Is there any experimental evidence for Hawking radiation? "Physical insight into the process may be gained by imagining that particle–antiparticle radiation is emitted from just beyond the event horizon. This radiation does not come directly from the black hole itself, but rather is a result of virtual particles being "boosted" by the black hole's gravitation into becoming real particles. As the particle–antiparticle pair was produced by the black hole's gravitational energy, the escape of one of the particles lowers the mass of the black hole."
How can virtual particle become real particles? It involves an energy transfer from the potential energy of the black to the virtual particles?
"An alternative view of the process is that vacuum fluctuations cause a particle–antiparticle pair to appear close to the event horizon of a black hole. One of the pair falls into the black hole while the other escapes. In order to preserve total energy, the particle that fell into the black hole must have had a negative energy (with respect to an observer far away from the black hole). This causes the black hole to lose mass, and, to an outside observer, it would appear that the black hole has just emitted a particle."

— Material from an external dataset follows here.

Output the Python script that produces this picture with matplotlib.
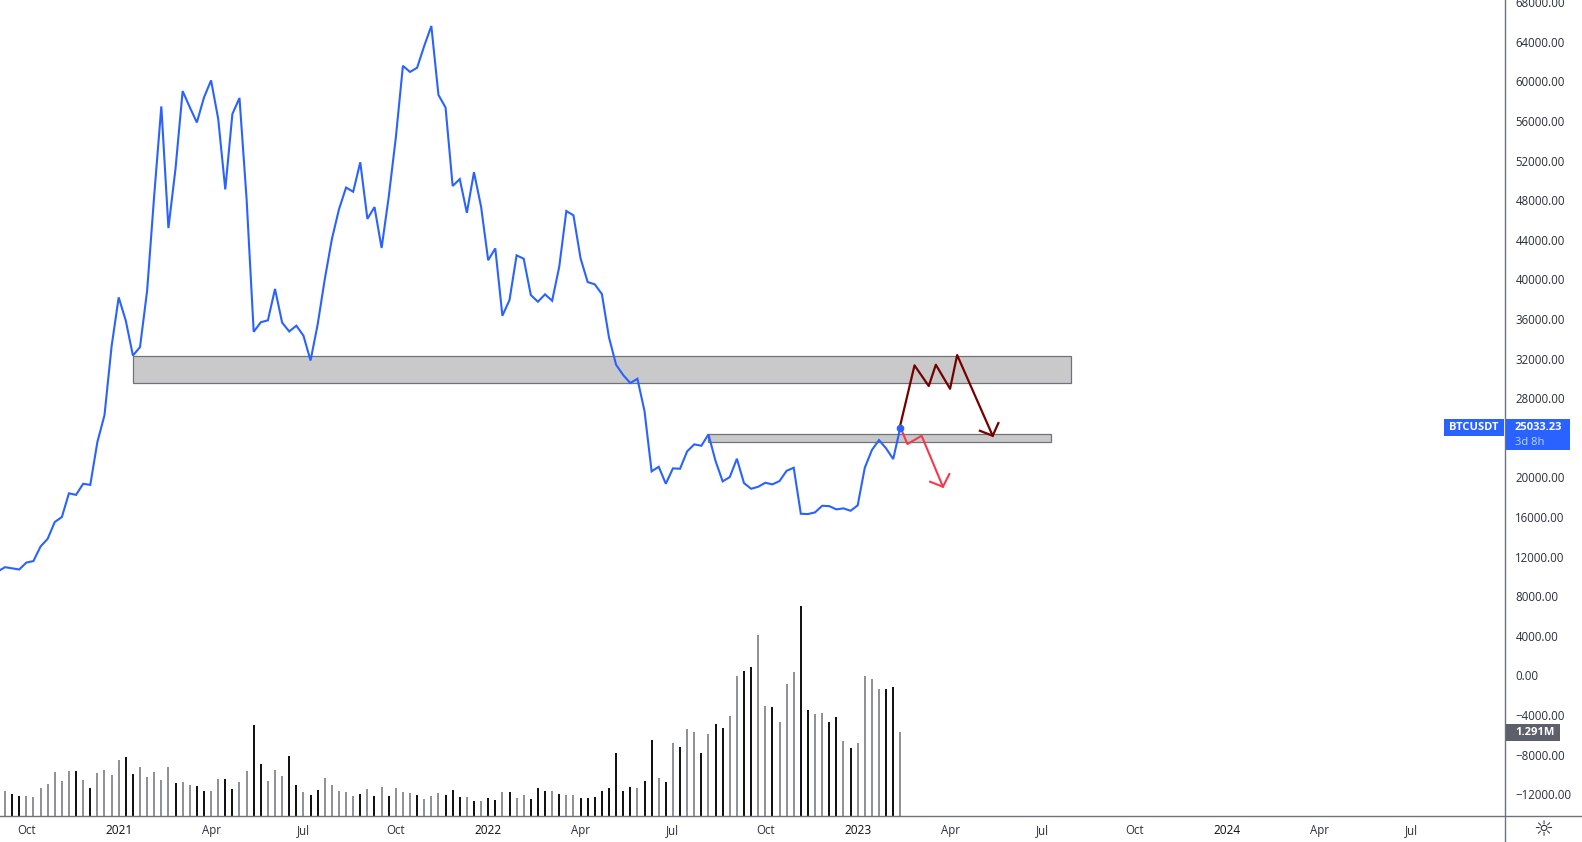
import matplotlib
matplotlib.use('Agg')
import matplotlib.pyplot as plt
from matplotlib.lines import Line2D
from matplotlib.patches import Rectangle

plt.rcParams['font.family'] = ['Open Sans', 'DejaVu Sans']

W, H = 1582, 842
AXIS_X, AXIS_Y = 1505, 816

# weekly closes, the first one sits just off the left edge
closes = [
    10508, 10934, 10818, 10701, 11398, 11552, 13021, 13794, 15494, 15997,
    18393, 18238, 19359, 19243, 23572, 26278, 33235, 38182, 35824, 32307,
    33157, 38839, 48501, 57468, 45177, 51207, 59014, 57391, 55845, 58357,
    60096, 56231, 49081, 56695, 58318, 48115, 34703, 35670, 35863, 39032,
    35631, 34742, 35322, 34317, 31805, 35438, 39998, 44057, 47071, 49274,
    48849, 51825, 46105, 47303, 43168, 48308, 54299, 61565, 60947, 61372,
    63575, 65585, 58628, 57352, 49429, 50125, 46723, 50820, 47342, 41931,
    43129, 36327, 37912, 42426, 42083, 38417, 37740, 38487, 37841, 41275,
    46901, 46466, 42123, 39730, 39497, 38518, 34144, 31377, 30337, 29529,
    29963, 26701, 20610, 21075, 19358, 20913, 20873, 22630, 23337, 23196,
    24347, 21651, 19600, 20035, 21883, 19429, 18853, 19055, 19459, 19297,
    19631, 20671, 20974, 16328, 16298, 16470, 17136, 17100, 16772, 16873,
    16631, 17176, 20974, 22762, 23772, 22933, 21853, 25033.23,
]
close_x = list(range(-1, 127))

# volume in thousands
volumes = [
    389, 343, 313, 313, 297, 435, 497, 681, 543, 697, 697, 558, 435, 666, 712, 635,
    866, 912, 651, 758, 605, 681, 558, 758, 512, 528, 482, 466, 389, 389, 574, 574,
    420, 528, 697, 1404, 804, 543, 712, 620, 927, 482, 374, 328, 405, 589, 482, 389,
    374, 313, 343, 420, 313, 451, 313, 435, 374, 359, 328, 266, 313, 359, 328, 405,
    297, 297, 236, 236, 282, 251, 374, 374, 282, 328, 266, 435, 389, 389, 343, 328,
    328, 282, 282, 297, 389, 435, 973, 389, 451, 435, 543, 1173, 589, 528, 1127, 1066,
    1342, 1296, 973, 1265, 1419, 1358, 1542, 2157, 2234, 2295, 2787, 1696, 1680, 1450, 2034, 2218,
    3233, 1634, 1573, 1588, 1450, 1527, 1158, 1050, 1127, 2157, 2111, 1957, 1957, 1988, 1291,
]
# g = grey bar, k = black bar, ten to a group
volume_kinds = ''.join([
    'gkkggggggg', 'kgkggggkkg', 'ggggkggkkg', 'gkkggkkggg',
    'kkgkkggggg', 'kgkgkgggkg', 'ggkkkgkgkk', 'gkggkkkgkg',
    'gkkkkkkkkg', 'kkgkgkggkg', 'kkggkkggkg', 'ggkkggkkgk',
    'ggggkkg',
])

date_ticks = [3, 16, 29, 42, 55, 68, 81, 94, 107, 120, 133, 146, 159, 172, 185, 198]
date_labels = ['Oct', '2021', 'Apr', 'Jul', 'Oct', '2022', 'Apr', 'Jul', 'Oct', '2023',
               'Apr', 'Jul', 'Oct', '2024', 'Apr', 'Jul']
# 24000 is hidden behind the last price tag
price_ticks = [v for v in range(-12000, 68001, 4000) if v != 24000]

# support / resistance boxes: x start, x end, price low, price high
zone_upper = [18, 150, 29498, 32225]
zone_lower = [99, 147.2, 23540, 24347]

# drawn projections
bear_x = [126, 128, 130, 131, 133, 134, 139]
bear_y = [25287, 31315, 29226, 31377, 28953, 32357, 24206]
bear_head_x = [137.2, 139, 139.8]
bear_head_y = [24711, 24206, 25489]

red_x = [126, 127, 129, 132]
red_y = [25085, 23368, 24206, 19055]
red_head_x = [130.2, 132, 132.9]
red_head_y = [19560, 19055, 20337]

BLUE = '#2962ff'
GREY = '#8f9299'
BLACK = '#131313'
AXIS = '#6f7279'
TEXT = '#2a2e39'


def fx(px):
    return px / W


def fy(py):
    return 1 - py / H


fig = plt.figure(figsize=(W / 100, H / 100), dpi=100, facecolor='white')
rect = [0, fy(AXIS_Y), fx(AXIS_X), AXIS_Y / H]

ax_vol = fig.add_axes(rect)
ax = fig.add_axes(rect)
ax.set_zorder(2)
ax.patch.set_visible(False)

# volume underneath, sharing the x range
bar_colors = [BLACK if k == 'k' else GREY for k in volume_kinds]
ax_vol.vlines(range(len(volumes)), 0, volumes, colors=bar_colors, linewidth=1.44)
ax_vol.set_xlim(-0.704, 211.1)
ax_vol.set_ylim(0, 12541)
ax_vol.axis('off')

for x0, x1, y0, y1 in [zone_upper, zone_lower]:
    ax.add_patch(Rectangle((x0, y0), x1 - x0, y1 - y0, facecolor='#c9c9c9',
                           edgecolor=AXIS, linewidth=0.9, zorder=1))

ax.plot(close_x, closes, color=BLUE, linewidth=1.5, solid_joinstyle='miter', zorder=3)
ax.plot(close_x[-1], closes[-1], 'o', color=BLUE, markersize=5.5, markeredgewidth=0, zorder=5)

ax.plot(bear_x, bear_y, color='#750000', linewidth=1.6, zorder=4)
ax.plot(bear_head_x, bear_head_y, color='#750000', linewidth=1.6, zorder=4)
ax.plot(red_x, red_y, color='#f7374c', linewidth=1.5, zorder=4)
ax.plot(red_head_x, red_head_y, color='#f7374c', linewidth=1.5, zorder=4)

ax.set_xlim(-0.704, 211.1)
ax.set_ylim(-14192, 68211)
ax.set_xticks(date_ticks)
ax.set_xticklabels(date_labels)
ax.yaxis.tick_right()
ax.set_yticks(price_ticks)
ax.set_yticklabels([f'{v:.2f}'.replace('-', '\u2212') for v in price_ticks])
ax.tick_params(axis='x', length=0, pad=6, labelsize=8.3, labelcolor=TEXT)
ax.tick_params(axis='y', length=0, pad=7.5, labelsize=8.3, labelcolor=TEXT)
for lbl in ax.get_xticklabels():
    if lbl.get_text().isdigit():
        lbl.set_color('#0c0e14')
        lbl.set_fontsize(8.6)
for s in ax.spines.values():
    s.set_visible(False)

# axis lines run past the plot into the corner
fig.add_artist(Line2D([fx(AXIS_X), fx(AXIS_X)], [0, 1], color=AXIS, linewidth=1, zorder=4))
fig.add_artist(Line2D([0, 1], [fy(AXIS_Y), fy(AXIS_Y)], color=AXIS, linewidth=1, zorder=4))


def box(x0, y0, x1, y1, color):
    fig.add_artist(Rectangle((fx(x0), fy(y1)), (x1 - x0) / W, (y1 - y0) / H, facecolor=color,
                             edgecolor='none', transform=fig.transFigure, zorder=5))


box(1444, 419, 1504, 436, BLUE)
box(1506, 419, 1570, 450, BLUE)
box(1506, 724, 1560, 741, '#5d606b')

label = dict(color='white', fontsize=8, va='center', zorder=6)
fig.text(fx(1449), fy(427), 'BTCUSDT', fontweight='bold', **label)
fig.text(fx(1515), fy(427), '25033.23', fontweight='bold', **label)
fig.text(fx(1515), fy(442.5), '3d 8h', color='#c4d3ff', fontsize=8, va='center', zorder=6)
fig.text(fx(1515), fy(732.5), '1.291M', fontweight='bold', **label)
fig.text(fx(1543.5), fy(830.5), '\u263c', family='DejaVu Sans', color=TEXT, fontsize=16,
         ha='center', va='center', zorder=6)

fig.savefig('out.png', dpi=100)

What does it mean for a particle to have a negative energy wrt an observer outside the black hole?
"In another model, the process is a quantum tunnelling effect, whereby particle–antiparticle pairs will form from the vacuum, and one will tunnel outside the event horizon."
Can this prediction be tested experimentally? Is there any progress in this direction so far?
 A: There are several physical systems that can be analogous to a black hole. One of which is the sonic/acoustic black hole (or dumb hole) in which phonons can't escape a Bose-Einstein condensate that flows faster than local speed of sound, in a similiar manner to photons that can't escape the gravity well of a black hole.
In such an apparatus, Beckenstein-Hawking radiation analogue was measured expiramentally, for example:
Steinhauer, J. (2014). Observation of self-amplifying Hawking radiation in an analogue black-hole laser. Nature Physics, 10(11), 864-869. doi:10.1038/nphys3104
A: Although I don't see anything wrong with the 2017 answer by "A. Ok" (which answered the OP's secondary question about progress being made in experimental verification of Hawking radiation's existence), I realize that it does not completely answer the OP's title question, primarily because of possible differences between sound (whose energetic effects result from interactions between fermions comprising at least part of a massive medium, usually air) and light (which consists entirely of bosons, that differ from fermions in such important respects as their ability to pass through each other).  These differences may account for conclusions "within 6 percent" of those hypothesized for the experiment, which seems rather low by scientific standards.
Consequently, I'd like to point out an analysis of observational data that has been rather authoritatively considered to answer the OP's title question:  Found in the Mar.2, 2020, preprint of a paper titled "Apparent Evidence for Hawking points in the CMB Sky", by Daniel An, Krzysztof A. Meissner, Pawel Nurowski, and Roger Penrose. it interprets "several anomalous spots of significantly raised temperature" in the Cosmic Microwave Background as Hawking radiation, and appears to have been the decisive factor in the award (on October 6, 2020) of a Nobel Prize, in Physics, to the mathematical physicist Sir Roger Penrose.
The Nobel Prize Committee's report can be found at https://www.nobelprize.org/uploads/2020/10/advanced-physicsprize2020.pdf , or by cutting & pasting its title ("Theoretical Foundation for Black Holes and the Supermassive Compact Object at the Galactic Centre") into any search box.  The report includes a short bibliography of some of the related works by Penrose and others.
Regarding the OP's secondary question about energy, virtual particles are made real by the gravitational field of the black hole, as described by Gasperini, Veneziano, and others, with Gasperini's description of the process (as resulting from separation of the members of a virtual particle/antiparticle pair by more than the Compton wavelength during more than the Compton time) available through public libraries (either directly or via inter-library loan) in "Gasperini, M. 1986, PhRvL, 56, 2873".  (Although "popular science" texts, such as Appendix A in the 1997 version of Guth's book titled "The Inflationary Universe", often refer to it as "negative energy", and although even Einstein was not particularly fond of the alternative geometrical interpretation that refers to it as the curvature of spacetime, gravity is not consistently considered to be strictly "energy" in the terminology of physics:  However, because of gravity's extreme and possibly infinite range, as well as its extreme weakness [with practically any toy magnet able to overcome its strength by lifting a needle from a table top], no boson comprising it is likely to be discovered any time soon.)